Thursday, September 25, 2014

Getting beaned

Today was my day off and, of course, it was crappy, rainy, drizzly outside so I couldn't take the dogs to the park.  Also, I had to wait for the water meter reader guy to come and update my water meter so I didn't start any large tasks since I didn't want to be interrupted.  I did manage to go to the supermarket though... yeah, it's been one of those super exciting days.  I try to always be a very smart shopper, so if you've ever seen me shopping for groceries you've seen me with my phone calculator in my hand.  Yepper, I like to get my money's worth.  Today, for example, there was a sign by some pre-packaged green beans "Save 23 cents a pound."  They were in 12 ounce packages, so I took the total cost and divided it by 12 to get the price per ounce and then multiplied it by 16 to get the price per pound - total cost $3.33 per pound.  I then walked 5 feet to where the bin of green beans you could package yourself - cost there was $2.90 per pound.  That's a 43 cent difference.  And it wasn't just the green beans which had this type of skewed pricing.  Tomatoes had similar pricing and mushrooms?  In one area they were $5.00 for 16 ounces and a few feet away they were also selling at 8 ounces for $1.99.  Yo, do the math.

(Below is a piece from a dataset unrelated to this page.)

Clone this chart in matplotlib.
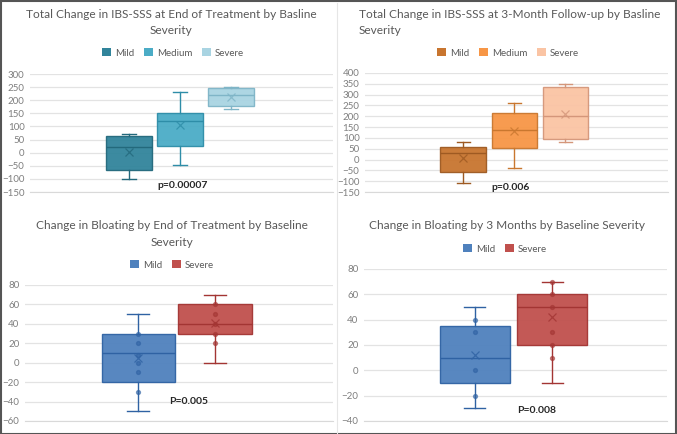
import matplotlib
matplotlib.use("Agg")
import matplotlib.pyplot as plt
from matplotlib.patches import Patch, Rectangle

plt.rcParams['font.family'] = ['Lato', 'DejaVu Sans']

W, H = 677, 434

# ---- data ----
# IBS-SSS, end of treatment
eot_names = ['Mild', 'Medium', 'Severe']
eot_lo = [-100, -48, 165]
eot_q1 = [-68, 25, 178]
eot_med = [22, 120, 220]
eot_q3 = [64, 152, 245]
eot_hi = [72, 230, 250]
eot_mean = [4, 105, 212]

# IBS-SSS, 3-month follow-up
fu_names = ['Mild', 'Medium', 'Severe']
fu_lo = [-110, -40, 80]
fu_q1 = [-58, 55, 95]
fu_med = [30, 135, 200]
fu_q3 = [58, 215, 335]
fu_hi = [80, 260, 350]
fu_mean = [5, 130, 210]

# bloating, end of treatment
bl_names = ['Mild', 'Severe']
bl_lo = [-50, 0]
bl_q1 = [-20, 30]
bl_med = [10, 40]
bl_q3 = [30, 60]
bl_hi = [50, 70]
bl_mean = [5, 41]
bl_pts = [[30, 20, 8, 0, -10, -30], [60, 50, 40, 30, 20]]

# bloating, 3 months
b3_names = ['Mild', 'Severe']
b3_lo = [-30, -10]
b3_q1 = [-10, 20]
b3_med = [10, 50]
b3_q3 = [35, 60]
b3_hi = [50, 70]
b3_mean = [12, 42]
b3_pts = [[40, 30, 0, -20], [70, 60, 50, 30, 20, 10]]

teal = ['#31849B', '#4BACC6', '#A9D4E2']
teal_dk = ['#23697C', '#2E8DA8', '#7FB5C7']
orange = ['#C8752F', '#F79646', '#FAC4A4']
orange_dk = ['#9E5A22', '#C9772F', '#D4967A']
bluered = ['#4F81BD', '#C0504D']
bluered_dk = ['#2F62A3', '#A33533']

grey_txt = '#595959'
tick_txt = '#7F7F7F'
TS = 8.6

fig = plt.figure(figsize=(W / 100, H / 100), dpi=100)


def px_axes(x0, x1, ytop, ybot):
    return fig.add_axes([x0 / W, 1 - ybot / H, (x1 - x0) / W, (ybot - ytop) / H])


def draw_panel(ax, names, lo, q1, med, q3, hi, mean, cols, dks, width, xl, ylim, step, pts=None):
    n = len(names)
    pos = [i - (n - 1) / 2 for i in range(n)]
    for i in range(n):
        st = [dict(whislo=lo[i], q1=q1[i], med=med[i], q3=q3[i], whishi=hi[i],
                   mean=mean[i], fliers=[])]
        ax.bxp(st, positions=[pos[i]], widths=width, patch_artist=True,
               showmeans=True, showcaps=True,
               boxprops=dict(facecolor=cols[i], edgecolor=dks[i], linewidth=1.0, alpha=0.95),
               medianprops=dict(color=dks[i], linewidth=1.0),
               whiskerprops=dict(color=dks[i], linewidth=1.0),
               capprops=dict(color=dks[i], linewidth=1.0),
               capwidths=width * 0.3,
               meanprops=dict(marker='x', markeredgecolor=dks[i], markersize=6,
                              markeredgewidth=0.9, alpha=0.8), zorder=3)
        if pts is not None:
            ax.plot([pos[i]] * len(pts[i]), pts[i], 'o', color=dks[i], markersize=2.8,
                    zorder=4, alpha=0.6)
    ax.set_xlim(*xl)
    ax.set_ylim(*ylim)
    ax.set_yticks(range(ylim[0], ylim[1] + 1, step))
    ax.set_xticks([])
    ax.grid(axis='y', color='#E3E3E3', linewidth=0.9)
    ax.set_axisbelow(True)
    for s in ['top', 'right', 'left']:
        ax.spines[s].set_visible(False)
    ax.spines['bottom'].set_color('#D9D9D9')
    ax.tick_params(axis='y', length=0, labelsize=7, labelcolor=tick_txt, pad=4)


def legend(x, y, names, cols):
    handles = [Patch(facecolor=c) for c in cols]
    leg = fig.legend(handles=handles, labels=names,
                     loc='center', bbox_to_anchor=(x / W, 1 - y / H), ncol=len(names),
                     frameon=False, fontsize=7, handlelength=0.9, handleheight=0.9,
                     handletextpad=0.4, columnspacing=1.0, labelcolor=grey_txt)
    return leg


# top left
ax1 = px_axes(30, 333, 74, 192)
draw_panel(ax1, eot_names, eot_lo, eot_q1, eot_med, eot_q3, eot_hi, eot_mean,
           teal, teal_dk, 0.9, (-2.94, 3.0), (-150, 300), 50)
fig.text(171 / W, 1 - 15 / H, 'Total Change in IBS-SSS at End of Treatment by Basline',
         ha='center', va='center', fontsize=TS, color=grey_txt)
fig.text(171 / W, 1 - 31 / H, 'Severity', ha='center', va='center', fontsize=TS, color=grey_txt)
legend(173, 53, eot_names, teal)
ax1.text(0.06, -127, 'p=0.00007', ha='center', va='center', fontsize=7.5,
         fontweight='bold', color='#262626')

# top right
ax2 = px_axes(365, 668, 73, 192)
draw_panel(ax2, fu_names, fu_lo, fu_q1, fu_med, fu_q3, fu_hi, fu_mean,
           orange, orange_dk, 0.9, (-2.93, 3.01), (-150, 400), 50)
fig.text(359 / W, 1 - 15 / H, 'Total Change in IBS-SSS at 3-Month Follow-up by Basline',
         ha='left', va='center', fontsize=TS, color=grey_txt)
fig.text(359 / W, 1 - 31 / H, 'Severity', ha='left', va='center', fontsize=TS, color=grey_txt)
legend(508, 53, fu_names, orange)
ax2.text(-0.08, -127, 'p=0.006', ha='center', va='center', fontsize=7.5,
         fontweight='bold', color='#262626')

# bottom left
ax3 = px_axes(25, 333, 285, 421)
draw_panel(ax3, bl_names, bl_lo, bl_q1, bl_med, bl_q3, bl_hi, bl_mean,
           bluered, bluered_dk, 0.96, (-1.98, 2.04), (-60, 80), 20, pts=bl_pts)
fig.text(172 / W, 1 - 226 / H, 'Change in Bloating by End of Treatment by Baseline',
         ha='center', va='center', fontsize=TS, color=grey_txt)
fig.text(172 / W, 1 - 242 / H, 'Severity', ha='center', va='center', fontsize=TS, color=grey_txt)
legend(172, 265, bl_names, bluered)
ax3.text(0.15, -40, 'P=0.005', ha='center', va='center', fontsize=7.5,
         fontweight='bold', color='#262626')

# bottom right
ax4 = px_axes(364, 667, 269, 421)
draw_panel(ax4, b3_names, b3_lo, b3_q1, b3_med, b3_q3, b3_hi, b3_mean,
           bluered, bluered_dk, 0.9, (-1.93, 1.98), (-40, 80), 20, pts=b3_pts)
fig.text(507 / W, 1 - 226 / H, 'Change in Bloating by 3 Months by Baseline Severity',
         ha='center', va='center', fontsize=TS, color=grey_txt)
legend(505, 249, b3_names, bluered)
ax4.text(0.3, -32, 'P=0.008', ha='center', va='center', fontsize=7.5,
         fontweight='bold', color='#262626')

# frame and divider
fig.add_artist(Rectangle((0.5 / W, 0.5 / H), (W - 1.5) / W, (H - 1.5) / H,
                         transform=fig.transFigure, fill=False, edgecolor='#555555',
                         linewidth=1.5))
fig.add_artist(plt.Line2D([337 / W, 337 / W], [0, 1 - 3 / H], transform=fig.transFigure,
                          color='#E6E6E6', linewidth=0.8))

fig.savefig('out.png', dpi=100)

And it isn't just supermarkets trying to dupe the public.  There was a national commercial advertising a brand of paint at $21.98 per gallon and people came in looking for the paint that was on sale.  Hey, it wasn't on sale.  The commercial didn't say it was on sale.  The paint was advertised at its regular cost, but because people saw it on TV they assumed it was on sale.  There are a lot of retailers out there who list the Suggested Retail Price and then their price, and people think there is a sale going on.  It doesn't make a different if it's produce, or paint, or dog food, the only thing that counts is making a buck.  No matter what you want to buy, be smart, shop wisely, unless, of course, you like getting beaned.

Wednesday, September 24, 2014

Snakes Alive

I was in the lunch room yesterday and one of our hardware / cashier associates came up to me and asked "What would you do if someone came up to you with a snake around their neck?"  It turned out he had been working on the Outside Garden register and a female customer had come up to make a purchase wearing a Boa Constrictor around her neck.  A lot of people don't like snakes so why someone would go to a home improvement store with one around their neck is beyond me.  When the associate asked the girl not to get too close, she agreed, but her boyfriend evidently more then grunted his disapproval.  Me? I would have asked her if she had a thing for cold-blooded phallic symbols.  Nah, I probably wouldn't have... that might cost me my job.  But one does have to wonder if perhaps these individuals just happened to step out of the room on the day they were handing out brains.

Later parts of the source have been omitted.